| Work to be completed |
The material below holds a span beginning at the line with "Output the web" and ending at the line with "0, y: keyLength". Quote that span exactly, both ends included, and only that span.

○ ○ ○ ○

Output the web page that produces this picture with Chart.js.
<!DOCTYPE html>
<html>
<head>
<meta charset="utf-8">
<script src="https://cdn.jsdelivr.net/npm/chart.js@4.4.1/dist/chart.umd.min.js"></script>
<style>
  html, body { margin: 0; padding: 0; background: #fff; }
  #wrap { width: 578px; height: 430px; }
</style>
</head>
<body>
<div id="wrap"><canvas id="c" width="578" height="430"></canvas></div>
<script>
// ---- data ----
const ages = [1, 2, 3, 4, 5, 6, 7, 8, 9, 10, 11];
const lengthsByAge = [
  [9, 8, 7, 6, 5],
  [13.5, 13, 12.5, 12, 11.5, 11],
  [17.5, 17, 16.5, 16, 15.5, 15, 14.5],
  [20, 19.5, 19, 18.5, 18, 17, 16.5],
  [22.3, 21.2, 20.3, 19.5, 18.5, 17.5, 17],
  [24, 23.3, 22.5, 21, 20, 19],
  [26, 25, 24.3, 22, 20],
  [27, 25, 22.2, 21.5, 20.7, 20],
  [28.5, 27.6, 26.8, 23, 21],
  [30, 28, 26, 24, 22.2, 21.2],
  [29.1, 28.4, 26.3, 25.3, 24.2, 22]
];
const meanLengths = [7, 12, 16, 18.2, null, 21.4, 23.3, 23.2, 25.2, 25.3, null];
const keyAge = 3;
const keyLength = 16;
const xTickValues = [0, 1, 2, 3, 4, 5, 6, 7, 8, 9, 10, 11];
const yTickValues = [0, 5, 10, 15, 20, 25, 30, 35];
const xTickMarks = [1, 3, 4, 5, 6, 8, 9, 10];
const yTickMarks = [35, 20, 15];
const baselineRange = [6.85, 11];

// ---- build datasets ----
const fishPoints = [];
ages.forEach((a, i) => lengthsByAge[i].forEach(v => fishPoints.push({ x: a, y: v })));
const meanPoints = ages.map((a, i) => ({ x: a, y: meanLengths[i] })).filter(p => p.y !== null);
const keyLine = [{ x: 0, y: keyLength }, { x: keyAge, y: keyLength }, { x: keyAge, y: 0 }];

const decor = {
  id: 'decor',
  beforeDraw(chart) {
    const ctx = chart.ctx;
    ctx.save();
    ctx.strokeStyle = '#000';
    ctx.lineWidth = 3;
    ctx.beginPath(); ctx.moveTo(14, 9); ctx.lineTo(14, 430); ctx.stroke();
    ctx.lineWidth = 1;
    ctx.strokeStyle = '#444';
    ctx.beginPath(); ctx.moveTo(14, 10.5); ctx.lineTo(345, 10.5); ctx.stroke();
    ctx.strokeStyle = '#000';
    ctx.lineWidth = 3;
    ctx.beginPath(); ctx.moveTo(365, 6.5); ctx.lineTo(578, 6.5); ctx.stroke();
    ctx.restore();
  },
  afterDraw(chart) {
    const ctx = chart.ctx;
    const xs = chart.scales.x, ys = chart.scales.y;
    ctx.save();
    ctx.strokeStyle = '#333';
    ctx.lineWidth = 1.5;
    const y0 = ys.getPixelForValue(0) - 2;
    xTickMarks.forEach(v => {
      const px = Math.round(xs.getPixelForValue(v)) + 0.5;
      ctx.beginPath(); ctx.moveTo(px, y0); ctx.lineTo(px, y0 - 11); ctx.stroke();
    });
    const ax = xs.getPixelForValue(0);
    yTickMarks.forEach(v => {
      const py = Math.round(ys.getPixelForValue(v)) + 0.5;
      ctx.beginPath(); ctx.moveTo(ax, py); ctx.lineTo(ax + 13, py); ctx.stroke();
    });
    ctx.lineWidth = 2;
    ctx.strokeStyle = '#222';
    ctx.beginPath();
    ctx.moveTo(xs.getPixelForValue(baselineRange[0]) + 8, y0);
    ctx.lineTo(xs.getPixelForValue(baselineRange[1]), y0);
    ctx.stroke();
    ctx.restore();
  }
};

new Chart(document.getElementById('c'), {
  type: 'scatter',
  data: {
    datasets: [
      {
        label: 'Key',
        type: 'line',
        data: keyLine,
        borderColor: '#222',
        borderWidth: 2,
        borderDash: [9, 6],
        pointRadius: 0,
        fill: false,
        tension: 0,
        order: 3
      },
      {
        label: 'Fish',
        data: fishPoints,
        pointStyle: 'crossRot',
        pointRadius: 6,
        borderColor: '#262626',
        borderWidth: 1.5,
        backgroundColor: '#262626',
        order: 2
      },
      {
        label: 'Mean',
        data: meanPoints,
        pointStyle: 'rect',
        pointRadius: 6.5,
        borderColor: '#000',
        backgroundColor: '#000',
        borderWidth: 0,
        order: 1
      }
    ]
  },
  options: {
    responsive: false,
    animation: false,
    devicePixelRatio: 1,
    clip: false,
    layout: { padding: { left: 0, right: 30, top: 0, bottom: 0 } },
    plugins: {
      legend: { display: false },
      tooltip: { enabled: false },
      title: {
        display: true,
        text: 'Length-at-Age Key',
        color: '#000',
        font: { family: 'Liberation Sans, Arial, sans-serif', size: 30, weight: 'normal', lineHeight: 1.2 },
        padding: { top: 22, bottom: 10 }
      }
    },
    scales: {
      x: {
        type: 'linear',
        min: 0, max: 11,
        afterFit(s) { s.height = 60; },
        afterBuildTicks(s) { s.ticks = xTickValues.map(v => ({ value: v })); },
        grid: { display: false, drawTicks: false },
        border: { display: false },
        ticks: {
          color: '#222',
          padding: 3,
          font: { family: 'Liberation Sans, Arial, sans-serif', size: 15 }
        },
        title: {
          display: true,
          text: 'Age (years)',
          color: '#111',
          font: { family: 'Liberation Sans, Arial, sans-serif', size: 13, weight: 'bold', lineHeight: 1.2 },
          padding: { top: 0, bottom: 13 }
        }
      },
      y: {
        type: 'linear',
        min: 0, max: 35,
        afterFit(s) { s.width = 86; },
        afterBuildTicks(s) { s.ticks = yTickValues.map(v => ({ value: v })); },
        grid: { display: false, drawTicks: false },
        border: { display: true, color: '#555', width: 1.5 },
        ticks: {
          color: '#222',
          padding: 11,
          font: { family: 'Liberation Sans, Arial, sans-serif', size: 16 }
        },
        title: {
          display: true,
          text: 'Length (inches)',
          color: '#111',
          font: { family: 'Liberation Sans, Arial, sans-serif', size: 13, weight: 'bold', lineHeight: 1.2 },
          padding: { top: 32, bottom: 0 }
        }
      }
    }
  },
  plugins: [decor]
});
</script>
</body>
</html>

○ ○ ○ ○

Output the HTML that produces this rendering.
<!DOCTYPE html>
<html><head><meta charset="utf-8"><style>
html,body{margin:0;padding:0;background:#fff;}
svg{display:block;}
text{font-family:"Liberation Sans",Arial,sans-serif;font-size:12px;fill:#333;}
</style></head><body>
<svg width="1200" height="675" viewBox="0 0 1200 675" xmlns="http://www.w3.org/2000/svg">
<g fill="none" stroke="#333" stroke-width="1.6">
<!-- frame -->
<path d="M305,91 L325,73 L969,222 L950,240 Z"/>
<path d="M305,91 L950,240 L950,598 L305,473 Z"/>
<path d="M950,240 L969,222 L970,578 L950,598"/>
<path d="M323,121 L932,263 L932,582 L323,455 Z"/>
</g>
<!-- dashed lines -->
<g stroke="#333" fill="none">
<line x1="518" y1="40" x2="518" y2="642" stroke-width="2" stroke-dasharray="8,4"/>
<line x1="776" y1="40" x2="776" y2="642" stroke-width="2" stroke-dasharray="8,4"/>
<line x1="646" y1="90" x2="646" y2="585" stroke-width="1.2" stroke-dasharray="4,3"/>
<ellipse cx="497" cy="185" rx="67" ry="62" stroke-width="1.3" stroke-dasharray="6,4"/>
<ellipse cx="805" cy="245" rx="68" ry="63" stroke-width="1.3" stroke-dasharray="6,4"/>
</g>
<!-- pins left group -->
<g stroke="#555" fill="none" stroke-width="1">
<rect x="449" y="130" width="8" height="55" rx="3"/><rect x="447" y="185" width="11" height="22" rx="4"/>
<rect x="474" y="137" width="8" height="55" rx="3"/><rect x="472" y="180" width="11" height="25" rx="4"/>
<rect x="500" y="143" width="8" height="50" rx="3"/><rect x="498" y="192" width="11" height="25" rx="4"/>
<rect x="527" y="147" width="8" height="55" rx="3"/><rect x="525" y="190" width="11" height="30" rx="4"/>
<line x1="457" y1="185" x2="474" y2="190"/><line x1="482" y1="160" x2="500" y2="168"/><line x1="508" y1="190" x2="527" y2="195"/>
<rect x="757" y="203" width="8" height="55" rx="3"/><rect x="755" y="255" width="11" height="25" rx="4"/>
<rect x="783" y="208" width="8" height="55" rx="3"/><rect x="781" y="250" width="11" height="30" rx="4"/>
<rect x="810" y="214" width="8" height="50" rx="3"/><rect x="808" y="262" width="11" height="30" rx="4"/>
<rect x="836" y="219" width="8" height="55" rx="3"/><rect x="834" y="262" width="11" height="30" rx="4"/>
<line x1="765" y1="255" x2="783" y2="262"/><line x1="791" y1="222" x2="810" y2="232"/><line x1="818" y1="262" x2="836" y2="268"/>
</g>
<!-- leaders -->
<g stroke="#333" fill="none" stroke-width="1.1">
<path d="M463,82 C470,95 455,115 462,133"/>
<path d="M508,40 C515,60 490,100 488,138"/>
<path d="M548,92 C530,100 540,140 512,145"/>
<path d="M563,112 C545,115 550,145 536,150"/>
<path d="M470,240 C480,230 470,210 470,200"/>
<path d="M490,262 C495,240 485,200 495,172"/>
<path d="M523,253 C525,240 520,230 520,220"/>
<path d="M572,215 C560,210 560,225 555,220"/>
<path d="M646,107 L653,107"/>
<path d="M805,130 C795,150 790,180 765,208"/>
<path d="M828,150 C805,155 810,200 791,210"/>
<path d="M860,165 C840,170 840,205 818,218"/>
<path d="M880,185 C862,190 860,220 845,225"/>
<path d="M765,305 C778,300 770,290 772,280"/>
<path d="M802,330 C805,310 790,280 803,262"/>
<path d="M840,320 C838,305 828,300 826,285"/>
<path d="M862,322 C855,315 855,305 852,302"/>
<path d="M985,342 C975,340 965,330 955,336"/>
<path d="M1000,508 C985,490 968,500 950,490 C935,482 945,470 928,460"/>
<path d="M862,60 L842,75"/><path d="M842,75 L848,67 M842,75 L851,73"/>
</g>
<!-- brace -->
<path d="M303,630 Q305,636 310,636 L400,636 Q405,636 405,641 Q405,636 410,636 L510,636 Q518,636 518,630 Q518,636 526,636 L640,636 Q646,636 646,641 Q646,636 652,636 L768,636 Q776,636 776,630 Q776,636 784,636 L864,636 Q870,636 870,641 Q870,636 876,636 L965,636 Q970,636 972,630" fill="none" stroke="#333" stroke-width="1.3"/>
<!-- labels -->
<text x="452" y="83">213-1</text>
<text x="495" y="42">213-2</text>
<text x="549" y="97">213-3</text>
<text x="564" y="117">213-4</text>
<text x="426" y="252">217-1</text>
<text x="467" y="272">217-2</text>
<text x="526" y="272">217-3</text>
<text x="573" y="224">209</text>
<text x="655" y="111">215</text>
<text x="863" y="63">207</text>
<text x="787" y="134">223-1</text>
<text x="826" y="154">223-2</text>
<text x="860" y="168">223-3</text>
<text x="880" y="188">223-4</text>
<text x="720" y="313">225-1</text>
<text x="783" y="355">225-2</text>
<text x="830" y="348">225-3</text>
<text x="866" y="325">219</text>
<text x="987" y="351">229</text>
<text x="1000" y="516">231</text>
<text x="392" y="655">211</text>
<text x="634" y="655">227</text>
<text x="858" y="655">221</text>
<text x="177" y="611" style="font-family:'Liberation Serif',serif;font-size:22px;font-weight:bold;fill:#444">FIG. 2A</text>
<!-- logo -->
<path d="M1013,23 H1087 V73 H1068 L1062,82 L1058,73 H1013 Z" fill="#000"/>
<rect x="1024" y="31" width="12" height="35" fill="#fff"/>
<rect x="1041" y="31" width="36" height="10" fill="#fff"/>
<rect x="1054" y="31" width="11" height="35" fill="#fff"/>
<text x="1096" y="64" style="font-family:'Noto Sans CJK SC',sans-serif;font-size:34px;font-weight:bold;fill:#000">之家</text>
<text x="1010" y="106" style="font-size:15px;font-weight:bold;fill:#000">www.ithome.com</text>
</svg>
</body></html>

○ ○ ○ ○

| Solved exercise |
Output the web page that produces this picture with Chart.js.
<!DOCTYPE html>
<html>
<head>
<meta charset="utf-8">
<script src="https://cdn.jsdelivr.net/npm/chart.js@4.4.1/dist/chart.umd.min.js"></script>
<style>
  html, body { margin: 0; padding: 0; background: #fff; }
  #wrap { width: 578px; height: 430px; }
</style>
</head>
<body>
<div id="wrap"><canvas id="c" width="578" height="430"></canvas></div>
<script>
// ---- data ----
const ages = [1, 2, 3, 4, 5, 6, 7, 8, 9, 10, 11];
const lengthsByAge = [
  [9, 8, 7, 6, 5],
  [13.5, 13, 12.5, 12, 11.5, 11],
  [17.5, 17, 16.5, 16, 15.5, 15, 14.5],
  [20, 19.5, 19, 18.5, 18, 17, 16.5],
  [22.3, 21.2, 20.3, 19.5, 18.5, 17.5, 17],
  [24, 23.3, 22.5, 21, 20, 19],
  [26, 25, 24.3, 22, 20],
  [27, 25, 22.2, 21.5, 20.7, 20],
  [28.5, 27.6, 26.8, 23, 21],
  [30, 28, 26, 24, 22.2, 21.2],
  [29.1, 28.4, 26.3, 25.3, 24.2, 22]
];
const meanLengths = [7, 12, 16, 18.2, null, 21.4, 23.3, 23.2, 25.2, 25.3, null];
const keyAge = 3;
const keyLength = 16;
const xTickValues = [0, 1, 2, 3, 4, 5, 6, 7, 8, 9, 10, 11];
const yTickValues = [0, 5, 10, 15, 20, 25, 30, 35];
const xTickMarks = [1, 3, 4, 5, 6, 8, 9, 10];
const yTickMarks = [35, 20, 15];
const baselineRange = [6.85, 11];

// ---- build datasets ----
const fishPoints = [];
ages.forEach((a, i) => lengthsByAge[i].forEach(v => fishPoints.push({ x: a, y: v })));
const meanPoints = ages.map((a, i) => ({ x: a, y: meanLengths[i] })).filter(p => p.y !== null);
const keyLine = [{ x: 0, y: keyLength }, { x: keyAge, y: keyLength }, { x: keyAge, y: 0 }];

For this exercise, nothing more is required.